Ghana Police Service has been criticised for ‘leaving Ghanaians in the dark’, despite a spike in warnings of terror threats and kidnappings.

A retired Colonel, Festus Aboagye, expressed disappointment at the posture of the police that suggests “they don’t owe us any explanation as a society.”

He called the posture, “a culture of silence” in an interview on Joy FM’s Super Morning Show Monday.

While the spate of kidnappings has increased in the southern part of the country, at its foremost northern border with Burkina Faso, the concern is terror threats.

The former soldier who is a member of the Council on Foreign Relations-Ghana wants to see the police briefing Ghanaians frequently on these emerging security fears.

For example, he would want the police to give information on the two armed Burkinabes arrested within a week. One of them was picked up in a church.

Police have not linked the arrests to escalating terrorism in Burkina Faso. But the retired Colonel explained, more information helps to coil panic and perceptions of insecurity.

There is more the police can do in the other emerging crime - kidnapping –  he said.
 

In addition to the kidnapping of three Ghanaian girls, four foreigners have been kidnapped in three separate incidents within the last four months, a crime unusual in Ghana, police say.

Police have finger-pointed foreigners as behind the crime. But the conflict analyst indicated he is unimpressed with the police effort to sensitise Ghanaians.
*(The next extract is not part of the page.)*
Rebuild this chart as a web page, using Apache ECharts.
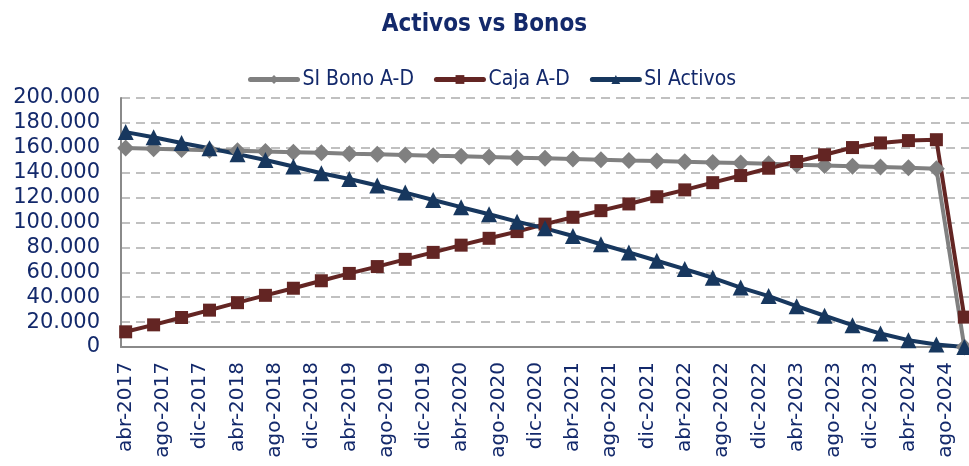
<!DOCTYPE html>
<html>
<head>
<meta charset="utf-8">
<script src="https://cdn.jsdelivr.net/npm/echarts@6/dist/echarts.min.js"></script>
<style>html,body{margin:0;padding:0;background:#fff;}#c{width:969px;height:466px;}</style>
</head>
<body>
<div id="c"></div>
<script>
// Monthly category axis (abr-2017 .. oct-2024); data is quarterly
const monthNames = ['ene','feb','mar','abr','may','jun','jul','ago','sep','oct','nov','dic'];
const startYear = 2017, startMonth = 3, monthCount = 91;
const categories = [];
for (let i = 0; i < monthCount; i++) {
  const m = (startMonth + i) % 12;
  const y = startYear + Math.floor((startMonth + i) / 12);
  categories.push(monthNames[m] + '-' + y);
}
const pointStep = 3; // one point per quarter

const siBono = [159800, 159300, 158700, 158100, 157600, 157000, 156500, 156000,
  155300, 154800, 154300, 153700, 153200, 152600, 152100, 151600, 151000, 150400,
  149800, 149300, 148700, 148200, 147700, 147100, 146400, 145800, 145200, 144600,
  144000, 143200, 0];
const caja = [12200, 17800, 23700, 29600, 35600, 41500, 47200, 53200,
  59100, 64600, 70400, 76000, 81800, 87300, 92700, 98700, 104200, 109500,
  114900, 120700, 126200, 132000, 137700, 143600, 149000, 154400, 160200, 163900,
  165800, 166500, 24000];
const siActivos = [172600, 168500, 163800, 159600, 154900, 150200, 145000, 139600,
  134900, 129700, 124000, 118100, 112300, 106600, 100700, 95300, 89200, 82500,
  76000, 69300, 62600, 55600, 47700, 40900, 32800, 25100, 17500, 10800,
  5500, 2000, 0];

const seriesNames = ['SI Bono A-D', 'Caja A-D', 'SI Activos'];
const yTicks = { min: 0, max: 200000, interval: 20000 };

function toPairs(vals) {
  return vals.map((v, i) => [categories[i * pointStep], v]);
}
const navy = '#13296b';
const chart = echarts.init(document.getElementById('c'), null, { renderer: 'canvas' });
chart.setOption({
  animation: false,
  backgroundColor: '#ffffff',
  title: {
    text: 'Activos vs Bonos',
    left: 'center',
    top: 8,
    textStyle: { fontFamily: '"DejaVu Sans Condensed", "DejaVu Sans", sans-serif', fontWeight: 'bold', fontSize: 24, color: navy }
  },
  legend: {
    top: 64,
    left: 243,
    itemWidth: 47,
    itemHeight: 11,
    itemGap: 20,
    lineStyle: { width: 5, cap: 'round' },
    textStyle: { fontFamily: '"DejaVu Sans Condensed", "DejaVu Sans", sans-serif', fontSize: 21, color: navy },
    data: seriesNames
  },
  grid: { left: 121, top: 98, right: 0, bottom: 119, containLabel: false },
  xAxis: {
    type: 'category',
    data: categories,
    boundaryGap: true,
    axisTick: { show: false },
    axisLine: { lineStyle: { color: '#8a8a8a', width: 2 } },
    axisLabel: { interval: 3, rotate: 90, margin: 15, fontSize: 20, color: navy, fontFamily: '"DejaVu Sans", sans-serif' },
    splitLine: { show: false }
  },
  yAxis: {
    type: 'value',
    min: yTicks.min, max: yTicks.max, interval: yTicks.interval,
    axisLine: { show: true, lineStyle: { color: '#8a8a8a', width: 2 } },
    axisTick: { show: false },
    axisLabel: {
      margin: 21, fontSize: 21, color: navy, fontFamily: '"DejaVu Sans", sans-serif',
      formatter: v => String(v).replace(/\B(?=(\d{3})+(?!\d))/g, '.')
    },
    splitLine: { show: true, lineStyle: { color: '#c0c0c0', width: 2, type: [9, 6] } }
  },
  series: [
    { name: seriesNames[0], type: 'line', data: toPairs(siBono), symbol: 'diamond', symbolSize: 17,
      showSymbol: true, showAllSymbol: true,
      lineStyle: { color: '#808080', width: 4 }, itemStyle: { color: '#808080' } },
    { name: seriesNames[1], type: 'line', data: toPairs(caja), symbol: 'rect', symbolSize: 13,
      showSymbol: true, showAllSymbol: true,
      lineStyle: { color: '#632523', width: 4 }, itemStyle: { color: '#632523' } },
    { name: seriesNames[2], type: 'line', data: toPairs(siActivos), symbol: 'triangle', symbolSize: 16,
      showSymbol: true, showAllSymbol: true,
      lineStyle: { color: '#17375e', width: 4 }, itemStyle: { color: '#17375e' } }
  ]
});
</script>
</body>
</html>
No coordinated public information campaign in schools or within the media has been observed, Festus Aboagye worried.

The last police briefing on crime was on April 2, 2019 addressed by Director-General of the Criminal Investigations Department (CID) Maame Yaa Tiwaa Addo-Danquah.

She revealed a Nigerian gang had confessed to at least 11 armed robberies, a spree that included raping their victims before bolting with cash accumulating to more than two million cedis.

Her briefing on three kidnapped Takoradi girls would land her in trouble after her assurance that the ‘girls are safe’ turned out to be uninformed.

There has been no police briefing since.